[Plotting code records]
-*-*-

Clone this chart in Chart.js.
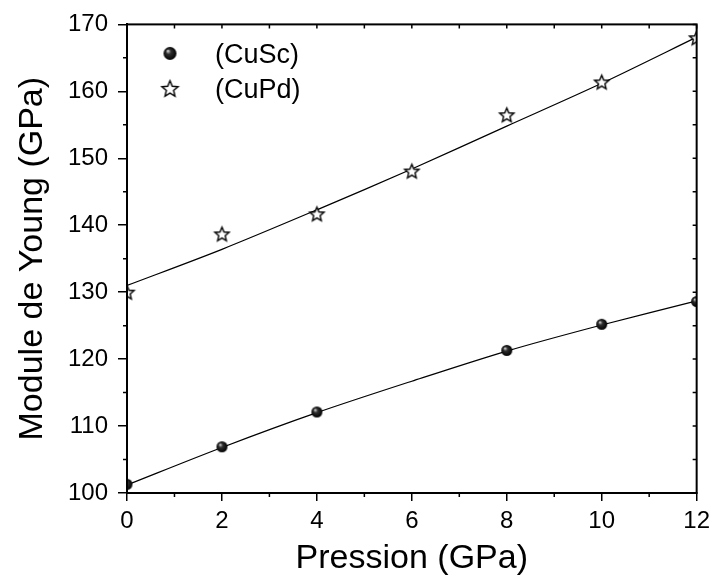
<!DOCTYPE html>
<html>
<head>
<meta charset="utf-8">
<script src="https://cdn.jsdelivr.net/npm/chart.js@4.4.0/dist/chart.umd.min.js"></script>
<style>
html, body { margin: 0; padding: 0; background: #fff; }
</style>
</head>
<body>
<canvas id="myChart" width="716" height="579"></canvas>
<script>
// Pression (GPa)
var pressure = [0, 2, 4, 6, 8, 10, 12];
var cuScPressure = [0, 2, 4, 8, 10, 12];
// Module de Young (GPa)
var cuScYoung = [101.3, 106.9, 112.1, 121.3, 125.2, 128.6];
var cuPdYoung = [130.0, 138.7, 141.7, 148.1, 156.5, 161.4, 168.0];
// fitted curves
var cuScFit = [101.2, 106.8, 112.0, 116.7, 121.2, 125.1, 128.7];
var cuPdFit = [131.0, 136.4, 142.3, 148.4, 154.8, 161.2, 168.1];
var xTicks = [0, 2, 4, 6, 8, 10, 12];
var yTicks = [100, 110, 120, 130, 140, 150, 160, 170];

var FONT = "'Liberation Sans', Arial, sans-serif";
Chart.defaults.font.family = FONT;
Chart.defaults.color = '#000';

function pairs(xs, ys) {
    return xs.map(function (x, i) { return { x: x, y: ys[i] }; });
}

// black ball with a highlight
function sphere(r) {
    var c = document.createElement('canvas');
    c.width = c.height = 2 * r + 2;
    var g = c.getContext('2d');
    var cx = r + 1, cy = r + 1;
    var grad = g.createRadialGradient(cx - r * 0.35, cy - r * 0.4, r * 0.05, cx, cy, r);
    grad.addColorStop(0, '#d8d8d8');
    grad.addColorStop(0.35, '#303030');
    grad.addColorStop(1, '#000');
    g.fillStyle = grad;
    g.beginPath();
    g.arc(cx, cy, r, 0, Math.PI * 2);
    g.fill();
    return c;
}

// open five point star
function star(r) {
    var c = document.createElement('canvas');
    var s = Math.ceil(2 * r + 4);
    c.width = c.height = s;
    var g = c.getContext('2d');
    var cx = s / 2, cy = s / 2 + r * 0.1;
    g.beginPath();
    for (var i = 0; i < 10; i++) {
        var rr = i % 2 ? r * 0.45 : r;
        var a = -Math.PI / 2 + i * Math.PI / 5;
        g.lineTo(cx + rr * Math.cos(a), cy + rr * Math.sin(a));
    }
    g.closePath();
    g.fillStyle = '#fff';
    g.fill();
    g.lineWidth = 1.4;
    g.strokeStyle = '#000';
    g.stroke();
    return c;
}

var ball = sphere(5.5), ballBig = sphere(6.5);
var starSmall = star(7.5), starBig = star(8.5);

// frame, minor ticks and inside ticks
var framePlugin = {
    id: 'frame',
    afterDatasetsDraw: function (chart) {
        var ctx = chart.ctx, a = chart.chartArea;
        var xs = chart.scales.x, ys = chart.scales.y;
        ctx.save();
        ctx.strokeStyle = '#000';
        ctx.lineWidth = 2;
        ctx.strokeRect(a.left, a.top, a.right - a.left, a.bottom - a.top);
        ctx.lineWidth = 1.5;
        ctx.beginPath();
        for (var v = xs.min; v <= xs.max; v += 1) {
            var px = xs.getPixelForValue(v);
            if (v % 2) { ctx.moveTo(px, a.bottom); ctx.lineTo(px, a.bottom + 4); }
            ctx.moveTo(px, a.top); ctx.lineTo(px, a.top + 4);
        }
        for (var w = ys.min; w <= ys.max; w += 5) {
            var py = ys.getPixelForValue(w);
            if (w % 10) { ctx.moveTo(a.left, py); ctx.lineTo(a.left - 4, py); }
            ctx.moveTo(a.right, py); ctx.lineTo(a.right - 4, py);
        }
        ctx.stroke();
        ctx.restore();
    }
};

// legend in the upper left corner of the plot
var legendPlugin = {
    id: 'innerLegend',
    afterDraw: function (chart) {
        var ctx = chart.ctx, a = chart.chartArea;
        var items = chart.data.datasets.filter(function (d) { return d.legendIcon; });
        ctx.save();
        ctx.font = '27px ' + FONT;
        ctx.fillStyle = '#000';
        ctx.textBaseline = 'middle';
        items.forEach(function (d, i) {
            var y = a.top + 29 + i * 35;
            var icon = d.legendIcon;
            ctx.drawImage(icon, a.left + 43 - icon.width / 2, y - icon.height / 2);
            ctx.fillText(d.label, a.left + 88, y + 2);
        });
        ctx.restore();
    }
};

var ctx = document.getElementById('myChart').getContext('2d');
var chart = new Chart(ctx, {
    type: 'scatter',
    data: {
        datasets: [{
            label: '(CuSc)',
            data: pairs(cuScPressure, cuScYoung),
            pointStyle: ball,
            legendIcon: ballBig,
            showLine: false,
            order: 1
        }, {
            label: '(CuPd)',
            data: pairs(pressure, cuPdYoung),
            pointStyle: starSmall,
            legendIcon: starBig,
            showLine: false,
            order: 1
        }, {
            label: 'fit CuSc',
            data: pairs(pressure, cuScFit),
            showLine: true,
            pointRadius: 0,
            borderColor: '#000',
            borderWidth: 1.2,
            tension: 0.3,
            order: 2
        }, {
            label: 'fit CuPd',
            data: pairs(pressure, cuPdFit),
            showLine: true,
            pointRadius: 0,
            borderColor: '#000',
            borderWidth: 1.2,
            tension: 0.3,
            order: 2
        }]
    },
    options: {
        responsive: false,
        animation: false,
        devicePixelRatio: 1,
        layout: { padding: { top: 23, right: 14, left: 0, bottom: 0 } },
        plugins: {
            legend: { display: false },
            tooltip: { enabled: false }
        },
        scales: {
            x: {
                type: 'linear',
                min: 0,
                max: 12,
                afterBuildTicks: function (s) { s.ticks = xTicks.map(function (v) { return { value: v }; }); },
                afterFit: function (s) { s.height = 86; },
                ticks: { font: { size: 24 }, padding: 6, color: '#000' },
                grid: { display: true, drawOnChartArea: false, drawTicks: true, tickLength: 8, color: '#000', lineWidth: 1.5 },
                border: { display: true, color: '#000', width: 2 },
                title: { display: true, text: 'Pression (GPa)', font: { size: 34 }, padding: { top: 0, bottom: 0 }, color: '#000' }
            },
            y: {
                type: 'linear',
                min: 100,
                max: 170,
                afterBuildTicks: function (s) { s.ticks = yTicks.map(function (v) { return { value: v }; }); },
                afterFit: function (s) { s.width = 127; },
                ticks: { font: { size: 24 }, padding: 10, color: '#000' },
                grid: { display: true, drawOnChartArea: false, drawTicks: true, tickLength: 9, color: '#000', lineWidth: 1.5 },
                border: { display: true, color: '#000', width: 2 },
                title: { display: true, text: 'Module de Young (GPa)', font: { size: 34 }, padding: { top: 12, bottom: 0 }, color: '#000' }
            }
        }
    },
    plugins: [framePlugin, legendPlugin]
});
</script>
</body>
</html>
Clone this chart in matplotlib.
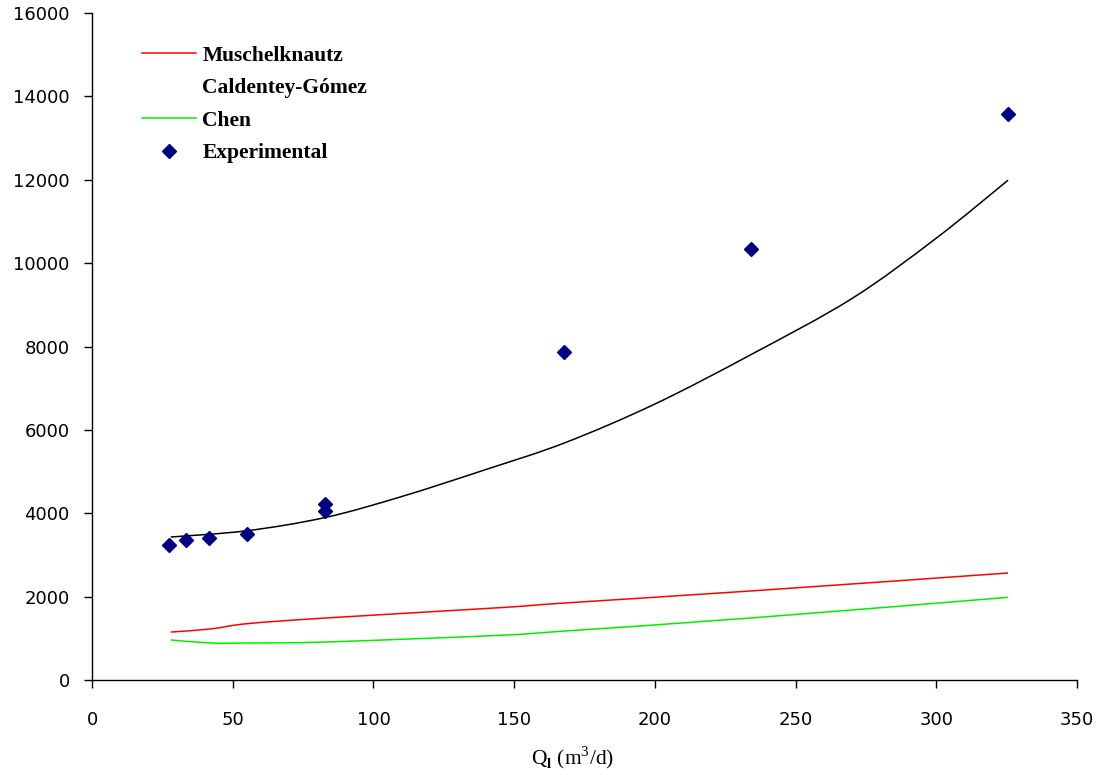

-*-*-

Exercise =>
Without including any pictures, print each record exactly.

The reply =>
Clone this chart in Chart.js.
<!DOCTYPE html>
<html>
<head>
<meta charset="utf-8">
<script src="https://cdn.jsdelivr.net/npm/chart.js@4.4.0/dist/chart.umd.min.js"></script>
<style>
html, body { margin: 0; padding: 0; background: #fff; }
</style>
</head>
<body>
<canvas id="myChart" width="716" height="579"></canvas>
<script>
// Pression (GPa)
var pressure = [0, 2, 4, 6, 8, 10, 12];
var cuScPressure = [0, 2, 4, 8, 10, 12];
// Module de Young (GPa)
var cuScYoung = [101.3, 106.9, 112.1, 121.3, 125.2, 128.6];
var cuPdYoung = [130.0, 138.7, 141.7, 148.1, 156.5, 161.4, 168.0];
// fitted curves
var cuScFit = [101.2, 106.8, 112.0, 116.7, 121.2, 125.1, 128.7];
var cuPdFit = [131.0, 136.4, 142.3, 148.4, 154.8, 161.2, 168.1];
var xTicks = [0, 2, 4, 6, 8, 10, 12];
var yTicks = [100, 110, 120, 130, 140, 150, 160, 170];

var FONT = "'Liberation Sans', Arial, sans-serif";
Chart.defaults.font.family = FONT;
Chart.defaults.color = '#000';

function pairs(xs, ys) {
    return xs.map(function (x, i) { return { x: x, y: ys[i] }; });
}

// black ball with a highlight
function sphere(r) {
    var c = document.createElement('canvas');
    c.width = c.height = 2 * r + 2;
    var g = c.getContext('2d');
    var cx = r + 1, cy = r + 1;
    var grad = g.createRadialGradient(cx - r * 0.35, cy - r * 0.4, r * 0.05, cx, cy, r);
    grad.addColorStop(0, '#d8d8d8');
    grad.addColorStop(0.35, '#303030');
    grad.addColorStop(1, '#000');
    g.fillStyle = grad;
    g.beginPath();
    g.arc(cx, cy, r, 0, Math.PI * 2);
    g.fill();
    return c;
}

// open five point star
function star(r) {
    var c = document.createElement('canvas');
    var s = Math.ceil(2 * r + 4);
    c.width = c.height = s;
    var g = c.getContext('2d');
    var cx = s / 2, cy = s / 2 + r * 0.1;
    g.beginPath();
    for (var i = 0; i < 10; i++) {
        var rr = i % 2 ? r * 0.45 : r;
        var a = -Math.PI / 2 + i * Math.PI / 5;
        g.lineTo(cx + rr * Math.cos(a), cy + rr * Math.sin(a));
    }
    g.closePath();
    g.fillStyle = '#fff';
    g.fill();
    g.lineWidth = 1.4;
    g.strokeStyle = '#000';
    g.stroke();
    return c;
}

var ball = sphere(5.5), ballBig = sphere(6.5);
var starSmall = star(7.5), starBig = star(8.5);

// frame, minor ticks and inside ticks
var framePlugin = {
    id: 'frame',
    afterDatasetsDraw: function (chart) {
        var ctx = chart.ctx, a = chart.chartArea;
        var xs = chart.scales.x, ys = chart.scales.y;
        ctx.save();
        ctx.strokeStyle = '#000';
        ctx.lineWidth = 2;
        ctx.strokeRect(a.left, a.top, a.right - a.left, a.bottom - a.top);
        ctx.lineWidth = 1.5;
        ctx.beginPath();
        for (var v = xs.min; v <= xs.max; v += 1) {
            var px = xs.getPixelForValue(v);
            if (v % 2) { ctx.moveTo(px, a.bottom); ctx.lineTo(px, a.bottom + 4); }
            ctx.moveTo(px, a.top); ctx.lineTo(px, a.top + 4);
        }
        for (var w = ys.min; w <= ys.max; w += 5) {
            var py = ys.getPixelForValue(w);
            if (w % 10) { ctx.moveTo(a.left, py); ctx.lineTo(a.left - 4, py); }
            ctx.moveTo(a.right, py); ctx.lineTo(a.right - 4, py);
        }
        ctx.stroke();
        ctx.restore();
    }
};

// legend in the upper left corner of the plot
var legendPlugin = {
    id: 'innerLegend',
    afterDraw: function (chart) {
        var ctx = chart.ctx, a = chart.chartArea;
        var items = chart.data.datasets.filter(function (d) { return d.legendIcon; });
        ctx.save();
        ctx.font = '27px ' + FONT;
        ctx.fillStyle = '#000';
        ctx.textBaseline = 'middle';
        items.forEach(function (d, i) {
            var y = a.top + 29 + i * 35;
            var icon = d.legendIcon;
            ctx.drawImage(icon, a.left + 43 - icon.width / 2, y - icon.height / 2);
            ctx.fillText(d.label, a.left + 88, y + 2);
        });
        ctx.restore();
    }
};

var ctx = document.getElementById('myChart').getContext('2d');
var chart = new Chart(ctx, {
    type: 'scatter',
    data: {
        datasets: [{
            label: '(CuSc)',
            data: pairs(cuScPressure, cuScYoung),
            pointStyle: ball,
            legendIcon: ballBig,
            showLine: false,
            order: 1
        }, {
            label: '(CuPd)',
            data: pairs(pressure, cuPdYoung),
            pointStyle: starSmall,
            legendIcon: starBig,
            showLine: false,
            order: 1
        }, {
            label: 'fit CuSc',
            data: pairs(pressure, cuScFit),
            showLine: true,
            pointRadius: 0,
            borderColor: '#000',
            borderWidth: 1.2,
            tension: 0.3,
            order: 2
        }, {
            label: 'fit CuPd',
            data: pairs(pressure, cuPdFit),
            showLine: true,
            pointRadius: 0,
            borderColor: '#000',
            borderWidth: 1.2,
            tension: 0.3,
            order: 2
        }]
    },
    options: {
        responsive: false,
        animation: false,
        devicePixelRatio: 1,
        layout: { padding: { top: 23, right: 14, left: 0, bottom: 0 } },
        plugins: {
            legend: { display: false },
            tooltip: { enabled: false }
        },
        scales: {
            x: {
                type: 'linear',
                min: 0,
                max: 12,
                afterBuildTicks: function (s) { s.ticks = xTicks.map(function (v) { return { value: v }; }); },
                afterFit: function (s) { s.height = 86; },
                ticks: { font: { size: 24 }, padding: 6, color: '#000' },
                grid: { display: true, drawOnChartArea: false, drawTicks: true, tickLength: 8, color: '#000', lineWidth: 1.5 },
                border: { display: true, color: '#000', width: 2 },
                title: { display: true, text: 'Pression (GPa)', font: { size: 34 }, padding: { top: 0, bottom: 0 }, color: '#000' }
            },
            y: {
                type: 'linear',
                min: 100,
                max: 170,
                afterBuildTicks: function (s) { s.ticks = yTicks.map(function (v) { return { value: v }; }); },
                afterFit: function (s) { s.width = 127; },
                ticks: { font: { size: 24 }, padding: 10, color: '#000' },
                grid: { display: true, drawOnChartArea: false, drawTicks: true, tickLength: 9, color: '#000', lineWidth: 1.5 },
                border: { display: true, color: '#000', width: 2 },
                title: { display: true, text: 'Module de Young (GPa)', font: { size: 34 }, padding: { top: 12, bottom: 0 }, color: '#000' }
            }
        }
    },
    plugins: [framePlugin, legendPlugin]
});
</script>
</body>
</html>
Clone this chart in matplotlib.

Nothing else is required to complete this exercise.